In corporate IT, databases have become synonymous with such products as Oracle, MySQL, and DB2 — all so-called relational databases that use a variant on standard query language, or SQL. However, if you remember what you might have learned in an information technology degree program, relational databases are not the only type. Depending on what you do, other types of databases might be better choices. With them come different approaches to handling, managing, and storing data.
For example, lower level programming often requires developers to create databases. You might store data in an array or in a structure like a b-tree for speed of access and sorting. It’s possible to write such data out to a file for persistent access between times of running the application. Although you could use a relational database through an application programming interface (API), that would add significant performance overhead and might require additional license fees.
There are times that linking to an RDBMS from some code will make sense, but quite often there are better ways to approach the problem. There is also a growing body of NoSQL databases, as Andrew Oliver points out in InfoWorld, that are particular helpful in big data analysis and use. Big data, some of which may exist in an RDBMS, frequently lacks the structure that is a must in relational databases.
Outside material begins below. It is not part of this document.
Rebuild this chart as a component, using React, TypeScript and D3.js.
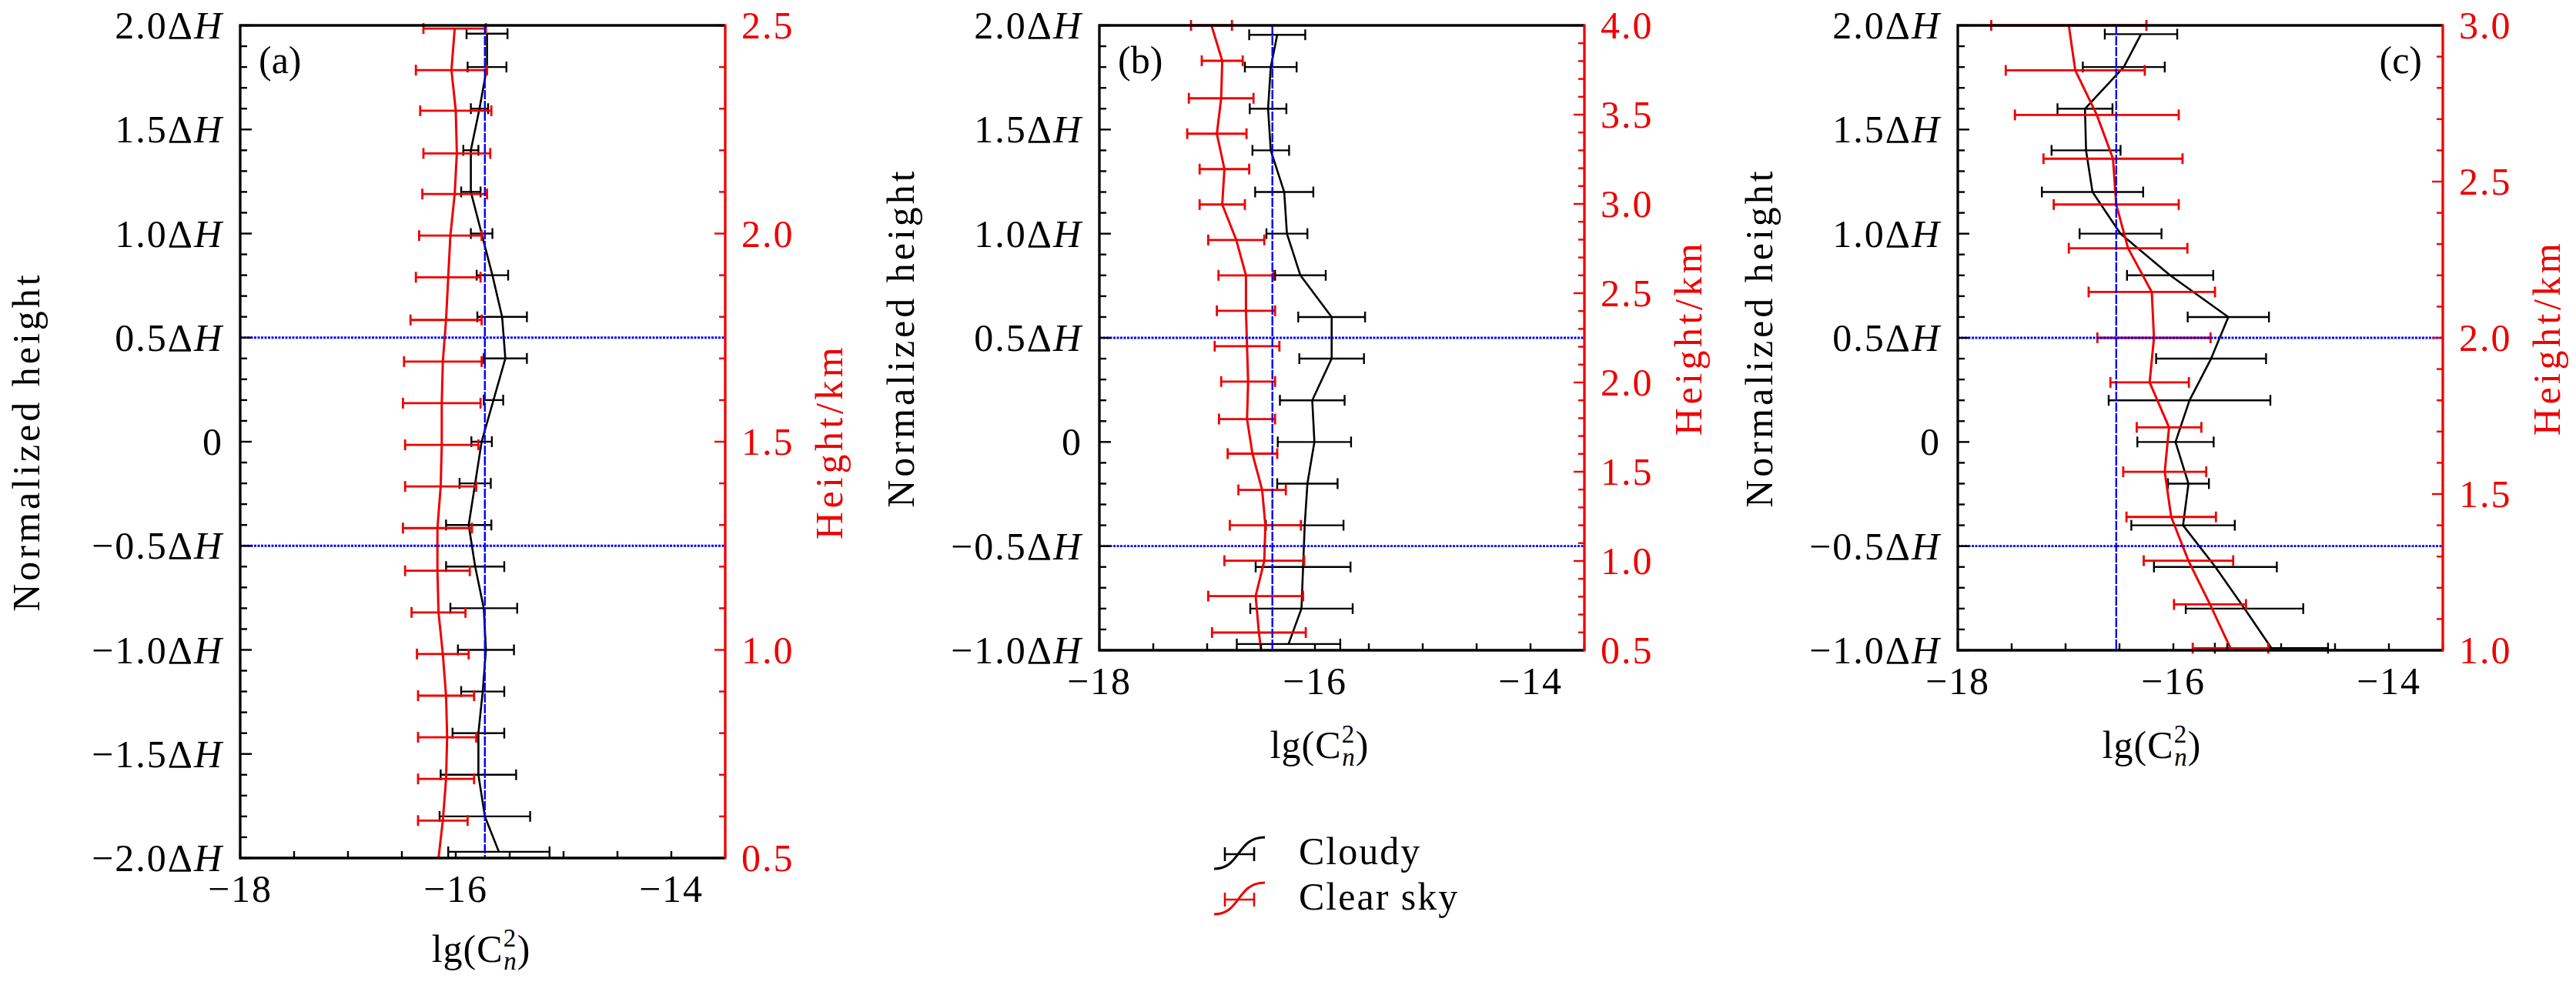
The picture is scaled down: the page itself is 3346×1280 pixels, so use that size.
import React from 'react';
import * as d3 from 'd3';

// lg(Cn2) profiles. Heights are in units of ΔH.
const cloudyHeightA = [1.96, 1.8, 1.6, 1.4, 1.2, 1.0, 0.8, 0.6, 0.4, 0.2, 0, -0.2, -0.4, -0.6, -0.8, -1.0, -1.2, -1.4, -1.6, -1.8, -1.97];
const cloudyValueA = [-15.71, -15.71, -15.78, -15.86, -15.86, -15.76, -15.66, -15.57, -15.54, -15.65, -15.76, -15.82, -15.88, -15.82, -15.74, -15.72, -15.75, -15.79, -15.79, -15.73, -15.6];
const cloudyErrA = [0.19, 0.18, 0.08, 0.07, 0.09, 0.1, 0.146, 0.23, 0.2, 0.09, 0.095, 0.145, 0.21, 0.27, 0.31, 0.26, 0.2, 0.24, 0.35, 0.42, 0.47];
const clearHeightA = [1.985, 1.785, 1.59, 1.385, 1.19, 0.99, 0.79, 0.585, 0.385, 0.185, -0.015, -0.215, -0.415, -0.62, -0.82, -1.02, -1.22, -1.42, -1.62, -1.82, -2.0];
const clearValueA = [-16.01, -16.04, -16.0, -15.99, -16.01, -16.05, -16.07, -16.09, -16.12, -16.13, -16.13, -16.14, -16.17, -16.17, -16.16, -16.12, -16.09, -16.08, -16.09, -16.12, -16.16];
const clearErrA = [0.29, 0.33, 0.33, 0.31, 0.3, 0.29, 0.3, 0.33, 0.36, 0.36, 0.34, 0.33, 0.32, 0.3, 0.25, 0.24, 0.26, 0.27, 0.26, 0.23, 0];

const cloudyHeightB = [1.955, 1.8, 1.6, 1.4, 1.2, 1.0, 0.8, 0.6, 0.4, 0.2, 0, -0.2, -0.4, -0.6, -0.8, -0.97];
const cloudyValueB = [-16.35, -16.41, -16.435, -16.41, -16.285, -16.26, -16.135, -15.845, -15.845, -16.025, -16.005, -16.07, -16.095, -16.11, -16.125, -16.245];
const cloudyErrB = [0.26, 0.24, 0.17, 0.17, 0.27, 0.19, 0.235, 0.31, 0.3, 0.3, 0.34, 0.28, 0.36, 0.44, 0.475, 0.48];
const clearHeightB = [2.0, 1.83, 1.65, 1.48, 1.31, 1.14, 0.97, 0.8, 0.63, 0.46, 0.29, 0.11, -0.056, -0.23, -0.4, -0.57, -0.74, -0.915, -1.0];
const clearValueB = [-16.96, -16.86, -16.87, -16.91, -16.84, -16.86, -16.73, -16.64, -16.64, -16.63, -16.62, -16.63, -16.58, -16.49, -16.46, -16.47, -16.55, -16.52, -16.5];
const clearErrB = [0.19, 0.19, 0.3, 0.275, 0.23, 0.21, 0.26, 0.255, 0.27, 0.3, 0.25, 0.26, 0.23, 0.22, 0.33, 0.37, 0.44, 0.435, 0];

const cloudyHeightC = [1.958, 1.8, 1.6, 1.4, 1.2, 1.0, 0.8, 0.6, 0.4, 0.2, 0, -0.2, -0.4, -0.6, -0.8, -0.99];
const cloudyValueC = [-16.3, -16.46, -16.82, -16.81, -16.75, -16.49, -16.03, -15.49, -15.65, -15.85, -15.98, -15.86, -15.91, -15.61, -15.34, -15.09];
const cloudyErrC = [0.336, 0.38, 0.255, 0.32, 0.47, 0.38, 0.4, 0.377, 0.51, 0.75, 0.354, 0.19, 0.48, 0.57, 0.545, 0.525];
const clearHeightC = [2.0, 1.784, 1.57, 1.36, 1.14, 0.93, 0.72, 0.5, 0.286, 0.07, -0.143, -0.36, -0.57, -0.78, -0.99];
const clearValueC = [-16.97, -16.91, -16.71, -16.56, -16.53, -16.42, -16.2, -16.18, -16.22, -16.04, -16.08, -16.02, -15.86, -15.66, -15.47];
const clearErrC = [0.72, 0.645, 0.76, 0.645, 0.58, 0.55, 0.586, 0.525, 0.364, 0.3, 0.385, 0.415, 0.415, 0.334, 0.35];

// vertical reference lines (mean lg Cn2 of each case)
const refValues = [-15.73, -16.395, -16.53];
const panelLetters = ['(a)', '(b)', '(c)'];
const heightDomains: [number, number][] = [[-2, 2], [-1, 2], [-1, 2]];
const kmDomains: [number, number][] = [[0.5, 2.5], [0.5, 4.0], [1.0, 3.0]];
const xTickLabels = [-18, -16, -14];
const legendLabels = ['Cloudy', 'Clear sky'];

const FONT = "'Liberation Serif', 'DejaVu Serif', serif";
const RED = '#ee0000';
const BLUE = '#0000ff';
const TOP = 33;
const PW = 630;

type Series = { h: number[]; v: number[]; e: number[] };

interface PanelCfg {
  idx: number;
  left: number;
  bottom: number;
  leftLabelX: number;
  xLabelX: number;
  xLabelY: number;
  cloudy: Series;
  clear: Series;
}

function range(a: number, b: number, step: number) {
  const out: number[] = [];
  const n = Math.round((b - a) / step);
  for (let i = 0; i <= n; i++) out.push(Math.round((a + i * step) * 100) / 100);
  return out;
}

function isMajor(v: number) {
  return Math.abs(v * 2 - Math.round(v * 2)) < 1e-6;
}

function hLabel(h: number) {
  if (h === 0) return <>0</>;
  return (
    <>
      {(h < 0 ? '\u2212' : '') + Math.abs(h).toFixed(1)}Δ<tspan fontStyle="italic">H</tspan>
    </>
  );
}

function Profile({ s, color, x, y, lw, bw }: { s: Series; color: string; x: d3.ScaleLinear<number, number>; y: d3.ScaleLinear<number, number>; lw: number; bw: number }) {
  const pts = s.h.map((h, i) => [s.v[i], h] as [number, number]);
  const line = d3.line<[number, number]>().x((d) => x(d[0])).y((d) => y(d[1]));
  return (
    <g stroke={color} fill="none">
      {pts.map(([v, h], i) => {
        const e = s.e[i];
        if (!e) return null;
        const yy = y(h);
        const xa = x(v - e);
        const xb = x(v + e);
        return (
          <g key={i} strokeWidth={bw}>
            <line x1={xa} x2={xb} y1={yy} y2={yy} />
            <line x1={xa} x2={xa} y1={yy - 7} y2={yy + 7} />
            <line x1={xb} x2={xb} y1={yy - 7} y2={yy + 7} />
          </g>
        );
      })}
      <path d={line(pts) || ''} strokeWidth={lw} strokeLinejoin="round" />
    </g>
  );
}

function Panel({ cfg }: { cfg: PanelCfg }) {
  const { idx, left, bottom } = cfg;
  const right = left + PW;
  const x = d3.scaleLinear().domain([-18, -13.5]).range([left, right]);
  const y = d3.scaleLinear().domain(heightDomains[idx]).range([bottom, TOP]);
  const yKm = d3.scaleLinear().domain(kmDomains[idx]).range([bottom, TOP]);
  const hTicks = range(heightDomains[idx][0], heightDomains[idx][1], 0.1);
  const kmTicks = range(kmDomains[idx][0], kmDomains[idx][1], 0.1);
  const xTicks = range(-18, -13.5, 0.5);
  const midY = (TOP + bottom) / 2;

  return (
    <g>
      {/* data */}
      <Profile s={cfg.cloudy} color="#000" x={x} y={y} lw={2.6} bw={2.4} />
      <Profile s={cfg.clear} color={RED} x={x} y={y} lw={3} bw={2.8} />

      {/* reference lines */}
      <g stroke={BLUE} fill="none">
        <line x1={x(refValues[idx])} x2={x(refValues[idx])} y1={TOP} y2={bottom} strokeWidth={2.4} strokeDasharray="12 2" />
        {[0.5, -0.5].map((h) => (
          <line key={h} x1={left} x2={right} y1={y(h)} y2={y(h)} strokeWidth={2.8} strokeDasharray="3 1.5" />
        ))}
      </g>

      {/* ticks */}
      <g stroke="#000" strokeWidth={2.4}>
        {hTicks.map((h) => (
          <line key={h} x1={left} x2={left + (isMajor(h) ? 15 : 9)} y1={y(h)} y2={y(h)} />
        ))}
        {xTicks.map((v) => (
          <line key={v} x1={x(v)} x2={x(v)} y1={bottom} y2={bottom - 9} />
        ))}
      </g>
      <g stroke={RED} strokeWidth={2.4}>
        {kmTicks.map((k) => (
          <line key={k} x1={right} x2={right - (isMajor(k) ? 14 : 8)} y1={yKm(k)} y2={yKm(k)} />
        ))}
      </g>
      <path d={`M${right},${TOP}H${left}V${bottom}H${right}`} stroke="#000" strokeWidth={3.3} fill="none" />
      <line x1={right} x2={right} y1={TOP - 1.6} y2={bottom + 1.6} stroke={RED} strokeWidth={3.3} />

      {/* tick labels */}
      <g fontSize={50} letterSpacing={2} fill="#000">
        {hTicks.filter(isMajor).map((h) => (
          <text key={h} x={left - 22} y={y(h)} dy={17} textAnchor="end">
            {hLabel(h)}
          </text>
        ))}
        {xTickLabels.map((v) => (
          <text key={v} x={x(v)} y={bottom + 57} textAnchor="middle">
            {'\u2212' + Math.abs(v)}
          </text>
        ))}
      </g>
      <g fontSize={50} letterSpacing={2} fill={RED}>
        {kmTicks.filter(isMajor).map((k) => (
          <text key={k} x={right + 21} y={yKm(k)} dy={17}>
            {k.toFixed(1)}
          </text>
        ))}
      </g>

      {/* axis titles */}
      <text
        x={cfg.leftLabelX}
        y={midY}
        fontSize={50}
        letterSpacing={4}
        textAnchor="middle"
        transform={`rotate(-90 ${cfg.leftLabelX} ${midY})`}
      >
        Normalized height
      </text>
      <text
        x={right + 152}
        y={midY}
        fontSize={50}
        letterSpacing={4.5}
        textAnchor="middle"
        fill={RED}
        transform={`rotate(-90 ${right + 152} ${midY})`}
      >
        Height/km
      </text>
      <text x={cfg.xLabelX} y={cfg.xLabelY} fontSize={50} letterSpacing={1} textAnchor="middle">
        lg(C
        <tspan fontSize={33} dy={-20}>2</tspan>
        <tspan fontSize={33} fontStyle="italic" dx={-17} dy={30}>n</tspan>
        <tspan dy={-10}>)</tspan>
      </text>

      {/* panel letter */}
      {idx < 2 ? (
        <text x={left + 24} y={95} fontSize={50}>{panelLetters[idx]}</text>
      ) : (
        <text x={right - 27} y={95} fontSize={50} textAnchor="end">{panelLetters[idx]}</text>
      )}
    </g>
  );
}

function Legend() {
  const items = [
    { label: legendLabels[0], color: '#000', y: 1110 },
    { label: legendLabels[1], color: RED, y: 1169 },
  ];
  return (
    <g>
      {items.map((it) => (
        <g key={it.label}>
          <path
            d={`M1577,${it.y + 19} C1612,${it.y + 19} 1606,${it.y - 22} 1643,${it.y - 22}`}
            stroke={it.color}
            strokeWidth={3}
            fill="none"
          />
          <g stroke={it.color} strokeWidth={2.6}>
            <line x1={1591} x2={1629} y1={it.y} y2={it.y} />
            <line x1={1591} x2={1591} y1={it.y - 9} y2={it.y + 9} />
            <line x1={1629} x2={1629} y1={it.y - 9} y2={it.y + 9} />
          </g>
          <text x={1687} y={it.y + 13} fontSize={50} letterSpacing={2} fill="#000">
            {it.label}
          </text>
        </g>
      ))}
    </g>
  );
}

const panelCfgs: PanelCfg[] = [
  {
    idx: 0, left: 312, bottom: 1115, leftLabelX: 51, xLabelX: 625, xLabelY: 1250,
    cloudy: { h: cloudyHeightA, v: cloudyValueA, e: cloudyErrA },
    clear: { h: clearHeightA, v: clearValueA, e: clearErrA },
  },
  {
    idx: 1, left: 1428, bottom: 845, leftLabelX: 1187, xLabelX: 1714, xLabelY: 985,
    cloudy: { h: cloudyHeightB, v: cloudyValueB, e: cloudyErrB },
    clear: { h: clearHeightB, v: clearValueB, e: clearErrB },
  },
  {
    idx: 2, left: 2543, bottom: 845, leftLabelX: 2302, xLabelX: 2795, xLabelY: 985,
    cloudy: { h: cloudyHeightC, v: cloudyValueC, e: cloudyErrC },
    clear: { h: clearHeightC, v: clearValueC, e: clearErrC },
  },
];

export default function App() {
  return (
    <svg
      width={3346}
      height={1280}
      style={{ position: 'absolute', left: 0, top: 0, background: '#fff' }}
      fontFamily={FONT}
    >
      <rect width={3346} height={1280} fill="#fff" />
      {panelCfgs.map((cfg) => (
        <Panel key={cfg.idx} cfg={cfg} />
      ))}
      <Legend />
    </svg>
  );
}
To use an RDMBS in big data applications, or in anything that uses a variety of data types that you may not be able to define in advance, can mean massive work in cleaning and formatting the data just to import it into the RDBMS. In addition, there are also tradeoffs that you make, whether you realize it or not. According to the CAP theorem in computer science theory, it is impossible in any distributed computer system — and that includes distributed big data analysis — to guarantee the following three conditions:
- consistency, where data and operations are undertaken and recognized in an absolute way, so every point in the system sees the same thing;
- availability, where the service is available for use; and
- partition tolerance, meaning that even if some segments of the system fail, the overall system can still respond correctly.
This is the computer science equivalent of the old saying that if you want work done, you can choose any two of speed, quality, and low cost. Depending on the type of data you use and what you want to do with it, a relational database might provide the right set of capabilities, or it might not. Distributed data becomes much harder to manipulate because an RDBMS depends on centralized control of the data. And different NoSQL databases offer various mixes of capabilities, and so might lend themselves to certain implementation types. And even if you have an application that lends itself to relational databases, do you need a full-blown Oracle, DB2, and their equivalents? Would an open source product be a better choice? Or maybe you need something simpler, like Microsoft Access. Before starting that next database application, take some time to be sure you’re using the right database tool for the job in question.